§ **EXERCISE TASK**:
Collect each line holding the string "chart".

___ INPUT DATA

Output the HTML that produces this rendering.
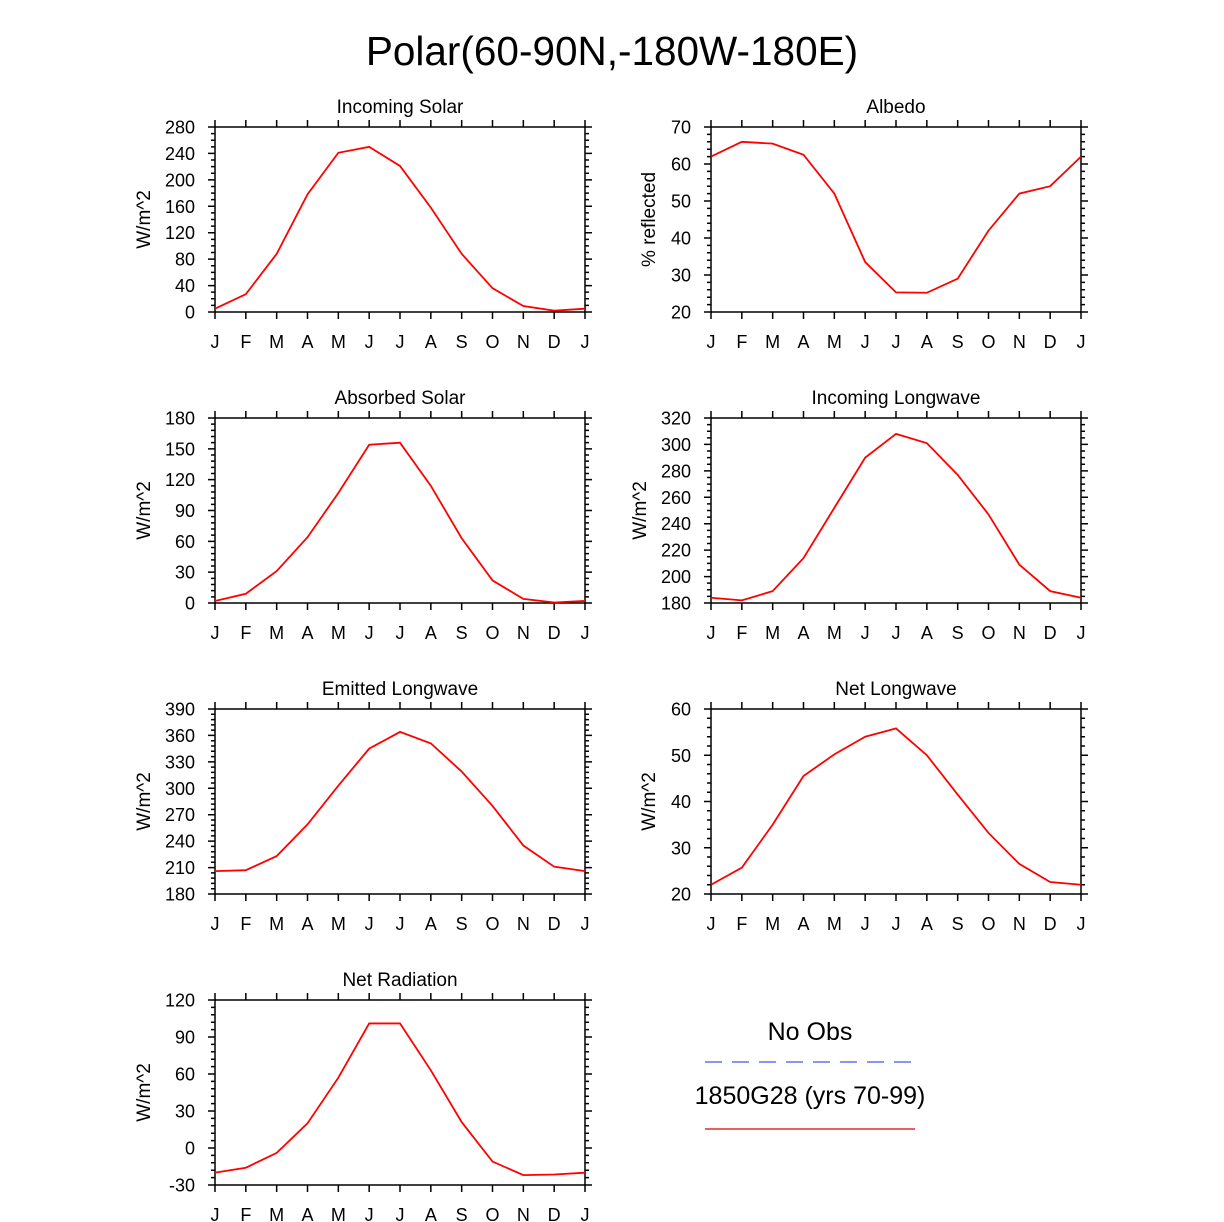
<!DOCTYPE html>
<html><head><meta charset="utf-8"><style>
html,body{margin:0;padding:0;background:#fff;}
svg{display:block;font-family:"Liberation Sans",sans-serif;}
</style></head><body>
<svg id="chart" width="1224" height="1222" viewBox="0 0 1224 1222">
<text x="612" y="65" text-anchor="middle" font-size="40.5">Polar(60-90N,-180W-180E)</text>
<g>
<text x="810" y="1040" text-anchor="middle" font-size="25">No Obs</text>
<line x1="705" y1="1062" x2="915" y2="1062" stroke="#4455ee" stroke-width="1.2" stroke-dasharray="17,10"/>
<text x="810" y="1104" text-anchor="middle" font-size="25">1850G28 (yrs 70-99)</text>
<line x1="705" y1="1129" x2="915" y2="1129" stroke="#dd0000" stroke-width="1.2"/>
</g>
</svg>
<script>
const months = ["J","F","M","A","M","J","J","A","S","O","N","D","J"];
const incomingSolar = [5,27,88,178,241,250,221,158,88,36,9,2,5];
const albedo = [62,66,65.5,62.5,52,33.5,25.3,25.2,29,42,52,54,62];
const absorbedSolar = [2,9,31,64,107,154,156,114,63,22,4,0.5,2];
const incomingLW = [184,182,189,214,252,290,308,301,277,247,209,189,184];
const emittedLW = [206,207,223,259,303,345,364,351,319,280,235,211,206];
const netLW = [22,25.7,35,45.5,50.2,54,55.8,50,41.5,33.2,26.5,22.6,22];
const netRad = [-20,-16,-4,20,57,101,101,63,21,-11,-22,-21.5,-20];
const ticksIS = [0,40,80,120,160,200,240,280];
const ticksAlb = [20,30,40,50,60,70];
const ticksAbs = [0,30,60,90,120,150,180];
const ticksILW = [180,200,220,240,260,280,300,320];
const ticksELW = [180,210,240,270,300,330,360,390];
const ticksNLW = [20,30,40,50,60];
const ticksNR = [-30,0,30,60,90,120];

const svg = document.getElementById('chart');
const NS = 'http://www.w3.org/2000/svg';
function mk(tag, attrs, parent){
  const e = document.createElementNS(NS, tag);
  for (const k in attrs) e.setAttribute(k, attrs[k]);
  parent.appendChild(e); return e;
}
function panel(name, title, ylabel, x0, y0, vals, ticks){
  const w = 370, h = 185;
  const g = mk('g', {}, svg);
  
  
  const lo = ticks[0], hi = ticks[ticks.length-1];
  const xs = i => x0 + i * w / (months.length - 1);
  const ys = v => y0 + h - (v - lo) / (hi - lo) * h;
  const t = mk('text', {x: x0 + w/2, y: y0 - 14, 'text-anchor':'middle', 'font-size':19}, g);
  t.textContent = title;
  
  
  let d = '';
  months.forEach((m, i) => {
    const x = xs(i);
    d += `M${x},${y0+h}v7M${x},${y0}v-7`;
    const tl = mk('text', {x: x, y: y0 + h + 36, 'text-anchor':'middle', 'font-size':18}, g);
    tl.textContent = m;
    
    
  });
  const step = ticks[1] - ticks[0];
  const minor = step / (step % 4 === 0 ? 4 : (step % 5 === 0 ? 5 : 4));
  for (let v = lo; v <= hi + 1e-9; v += minor) {
    const y = ys(v);
    const isMaj = Math.abs(((v - lo) / step) - Math.round((v - lo) / step)) < 1e-6;
    const L = isMaj ? 7 : 4;
    d += `M${x0},${y}h${-L}M${x0+w},${y}h${L}`;
  }
  let maxChars = 0;
  ticks.forEach(v => {
    const tl = mk('text', {x: x0 - 20, y: ys(v) + 6.5, 'text-anchor':'end', 'font-size':18}, g);
    tl.textContent = String(v);
    
    
    maxChars = Math.max(maxChars, String(v).length);
  });
  const tk = mk('path', {d: d, stroke:'#000', 'stroke-width':1.5, fill:'none'}, g);
  
  
  const bx = mk('rect', {x:x0, y:y0, width:w, height:h, fill:'none', stroke:'#000', 'stroke-width':1.5}, g);
  
  
  const lx = x0 - (45 + 9 * maxChars) + 7, ly = y0 + h/2;
  const yl = mk('text', {x: lx, y: ly, 'text-anchor':'middle', 'font-size':19, transform:`rotate(-90 ${lx} ${ly})`}, g);
  yl.textContent = ylabel;
  
  
  const pts = vals.map((v, i) => xs(i).toFixed(2) + ',' + ys(v).toFixed(2)).join(' ');
  const pl = mk('polyline', {points: pts, fill:'none', stroke:'#ff0000', 'stroke-width':1.8}, g);
  
  
}
panel('incoming-solar', 'Incoming Solar', 'W/m^2', 215, 127, incomingSolar, ticksIS);
panel('albedo', 'Albedo', '% reflected', 711, 127, albedo, ticksAlb);
panel('absorbed-solar', 'Absorbed Solar', 'W/m^2', 215, 418, absorbedSolar, ticksAbs);
panel('incoming-longwave', 'Incoming Longwave', 'W/m^2', 711, 418, incomingLW, ticksILW);
panel('emitted-longwave', 'Emitted Longwave', 'W/m^2', 215, 709, emittedLW, ticksELW);
panel('net-longwave', 'Net Longwave', 'W/m^2', 711, 709, netLW, ticksNLW);
panel('net-radiation', 'Net Radiation', 'W/m^2', 215, 1000, netRad, ticksNR);
</script>
</body></html>
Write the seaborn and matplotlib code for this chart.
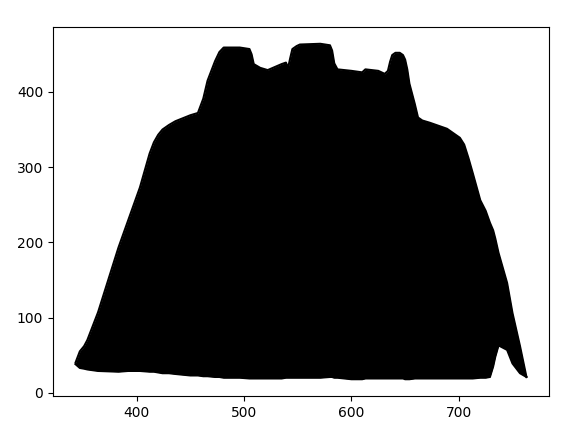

______

§ **FINISHED EXERCISE**:
<svg id="chart" width="1224" height="1222" viewBox="0 0 1224 1222">
const svg = document.getElementById('chart');
Write the seaborn and matplotlib code for this chart.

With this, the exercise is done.